Coarse-tuning It

by Peter Flemming

0. Lonely Buoy
Somewhere out on the Atlantic Ocean drifts a solitary buoy. A droid beacon installed by government agents, it is augmented with sensory devices and a means of transmitting messages. Its fate is to dwell on the surface of the deep, sometimes gently bobbing, sometimes brutally thrashed, but always dutifully relaying its endless stream of data to whoever might care to listen: the time is now, I am here, the waves are this high, the waves are this frequent, the time is now, I am here…

1. A Massive Gulf
All the time, everywhere, we are surrounded by things that exert their influence on our lives without our noticing – that is, until something somehow pokes through our crusted-over awareness, and we experience a momentary reminder.
Now it’s Stephen Kelly I can imagine on the Atlantic, far from shore, afloat a chunk of foam and fibreglass, learning to surf, having such a realization:

As I was floating in the ocean waves… the massive physical force and significance of the ocean was made real to me. The ocean’s currents directly affect regional and global climates, but its physical force and influence have no representation in the urban landscape. Even living in the city of Halifax… it is difficult to perceive the enormous… body of water next door. It is intriguing that there exists a gulf between the palpable experience of two environments that are so closely interconnected1.

This was a germinal moment for WaveUp. It seems natural that an artist would want to address (or redress) this gulf. The prelude to a day of surfing involves checking the buoy report: wave conditions downloadable from the Fisheries and Oceans website. It follows that the lonely buoy would become a key player in this project, a lifeline. WaveUp translocates the ocean to an urban gallery setting.

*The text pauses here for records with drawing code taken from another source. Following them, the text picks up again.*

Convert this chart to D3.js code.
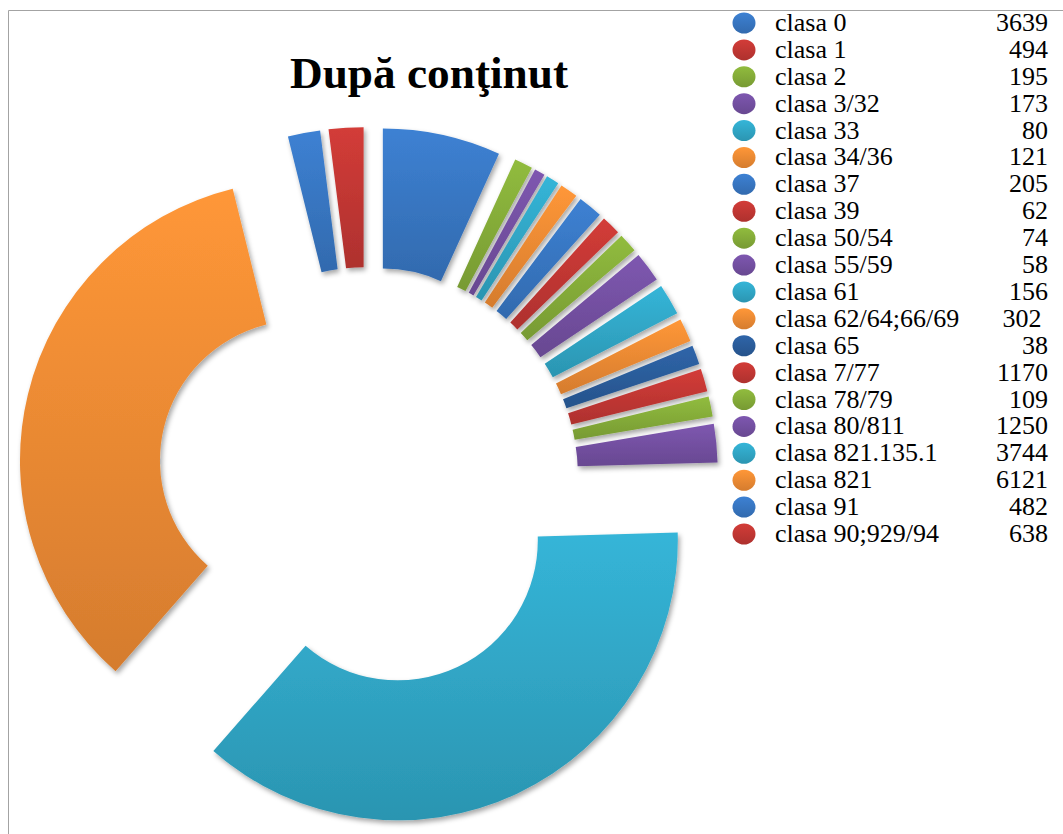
<!DOCTYPE html>
<html>
<head>
<meta charset="utf-8">
<script src="https://cdn.jsdelivr.net/npm/d3@7/dist/d3.min.js"></script>
<style>
  body { margin: 0; background: #fff; }
</style>
</head>
<body>
<div id="chart"></div>
<script>
//Legend categories
var categories = ["clasa 0", "clasa 1", "clasa 2", "clasa 3/32", "clasa 33", "clasa 34/36",
    "clasa 37", "clasa 39", "clasa 50/54", "clasa 55/59", "clasa 61", "clasa 62/64;66/69",
    "clasa 65", "clasa 7/77", "clasa 78/79", "clasa 80/811", "clasa 821.135.1", "clasa 821",
    "clasa 91", "clasa 90;929/94"];

//Numbers printed in the legend
var legendValues = ["3639", "494", "195", "173", "80", "121", "205", "62", "74", "58", "156",
    "302\u00a0", "38", "1170", "109", "1250", "3744", "6121", "482", "638"];

//Slice sizes (share of the ring, in degrees)
var sliceValues = [24.5, 0, 3.8, 2.2, 2.7, 3.7, 5.1, 4.0, 4.0, 6.25, 6.5, 4.85,
    3.95, 4.75, 4.15, 7.95, 132.8, 124.9, 6.7, 7.2];

//Colours (Office theme style)
var palette = ["#3b7ccc", "#cc3a36", "#8cb53c", "#7a54aa", "#33afd0", "#fa9236",
    "#3b7ccc", "#cc3a36", "#8cb53c", "#7a54aa", "#33afd0", "#fa9236",
    "#2d61a3", "#cc3a36", "#8cb53c", "#7a54aa", "#33afd0", "#fa9236",
    "#3b7ccc", "#cc3a36"];

//Define SVG area
var svgWidth = 1063;
var svgHeight = 834;

//Doughnut geometry
var centerX = 368;
var centerY = 477;
var outerRadius = 280;
var innerRadius = 140;
var explode = 70;

var svg = d3.select("#chart")
    .append("svg")
    .attr("width", svgWidth)
    .attr("height", svgHeight);

var defs = svg.append("defs");

//Soft drop shadow under slices
var shadow = defs.append("filter")
    .attr("id", "shadow")
    .attr("x", "-30%").attr("y", "-30%")
    .attr("width", "160%").attr("height", "160%");
shadow.append("feDropShadow")
    .attr("dx", 2)
    .attr("dy", 3)
    .attr("stdDeviation", 2.5)
    .attr("flood-color", "#000")
    .attr("flood-opacity", 0.35);

//One vertical gradient per point
palette.forEach(function(color, i) {
    var grad = defs.append("linearGradient")
        .attr("id", "grad" + i)
        .attr("x1", 0).attr("y1", 0)
        .attr("x2", 0).attr("y2", 1);
    grad.append("stop").attr("offset", "0%").attr("stop-color", d3.color(color).brighter(0.1));
    grad.append("stop").attr("offset", "100%").attr("stop-color", d3.color(color).darker(0.45));
});

//Chart area border (only top and left are inside the picture)
svg.append("path")
    .attr("d", `M8.5,${svgHeight} V10.5 H${svgWidth}`)
    .attr("fill", "none")
    .attr("stroke", "#a3a3a3")
    .attr("stroke-width", 1);

//Title
svg.append("text")
    .attr("x", 429)
    .attr("y", 88)
    .attr("text-anchor", "middle")
    .attr("font-family", "'Liberation Serif', 'DejaVu Serif', serif")
    .attr("font-weight", "bold")
    .attr("font-size", "44px")
    .attr("textLength", 278)
    .attr("lengthAdjust", "spacingAndGlyphs")
    .attr("fill", "#000")
    .text("După conţinut");

//Build doughnut
var slices = categories.map(function(name, i) {
    return { name: name, value: sliceValues[i], index: i };
});

var pie = d3.pie()
    .sort(null)
    .value(d => d.value);

var arc = d3.arc()
    .innerRadius(innerRadius)
    .outerRadius(outerRadius);

var chartGroup = svg.append("g")
    .attr("transform", `translate(${centerX}, ${centerY})`);

chartGroup.selectAll("path")
    .data(pie(slices).filter(d => d.data.value > 0))
    .enter()
    .append("path")
    .attr("d", arc)
    .attr("transform", function(d) {
        var mid = (d.startAngle + d.endAngle) / 2;
        return `translate(${explode * Math.sin(mid)}, ${-explode * Math.cos(mid)})`;
    })
    .attr("fill", d => `url(#grad${d.data.index})`)
    .attr("filter", "url(#shadow)");

//Legend
var legendY = d3.scalePoint()
    .domain(categories)
    .range([22, 533]);

var legendRows = svg.append("g")
    .selectAll("g")
    .data(categories)
    .enter()
    .append("g")
    .attr("transform", d => `translate(0, ${legendY(d)})`);

legendRows.append("ellipse")
    .attr("cx", 744)
    .attr("cy", 1)
    .attr("rx", 11.5)
    .attr("ry", 10.5)
    .attr("fill", (d, i) => `url(#grad${i})`);

legendRows.append("text")
    .attr("x", 775)
    .attr("y", 9)
    .attr("font-family", "'Liberation Serif', 'Times New Roman', serif")
    .attr("font-size", "26px")
    .attr("fill", "#000")
    .text(d => d);

legendRows.append("text")
    .attr("x", 1048)
    .attr("y", 9)
    .attr("text-anchor", "end")
    .attr("font-family", "'Liberation Serif', 'Times New Roman', serif")
    .attr("font-size", "26px")
    .attr("fill", "#000")
    .text((d, i) => legendValues[i]);
</script>
</body>
</html>
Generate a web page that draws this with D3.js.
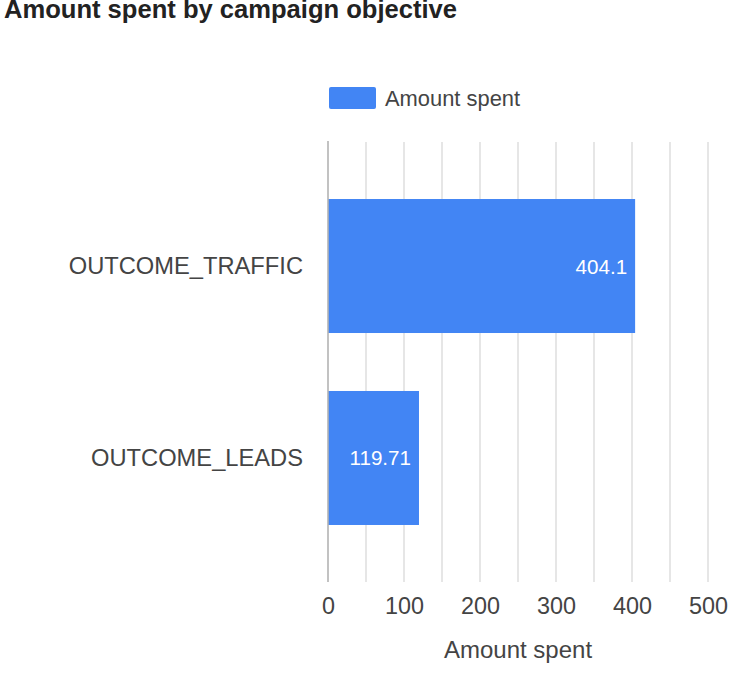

2. Different Kinds of Waves
SK is a musician. Sound and music are a lifelong love, greatly informing this work. In WaveUp, real-time wave data is gathered from our lone buoy. A loose musical structure is used to translate the swell and ebb of ocean waves into the language of sound, wherein the buoy data modulates sound emanating from loudspeakers. In creating an impression of the ocean in the gallery, sound replaces water. Since the audio is generated from environmental data, the “music” of this installation encompasses all the dynamics and varied character of a Northern weather report2.

3. Kempt Road, Halifax, summer 2008
I’m conversing with Stephen in his studio, looking at the transformer station and its array of giant power cables that make up the view from his window. He asserts his disbelief in randomness, and how this is central to WaveUp: the world is stupefyingly complex, with unending levels of precise details within precise details, elaborately interconnected. Nothing is for nothing… when something happens, it does not, cannot, happen in isolation. Things that seem to make no sense are simply beyond our comprehension.
Feeling nihilistic, I’m not sure I completely agree, but I really don’t know how I can argue from what is ultimately just a gut feeling. Rethinking this later, though, does lead to some insight into WaveUp.
In my view, at its core this work attempts to reconcile a giant disconnect, and work through the profound sadness that results – at least temporarily. At best, all we can hope for is a coarsely tuned representation of nature’s infinite precision3. SK aims to pry open a space for contemplation, in which we may glimpse the massive gulf between everyday awareness and awareness of the invisible systems in which we are continuously immersed and to which we belong.

1 SK, unpublished grant application and/or website text
2 Ibid.
3 Attributed to SK, note from a conversation with SK.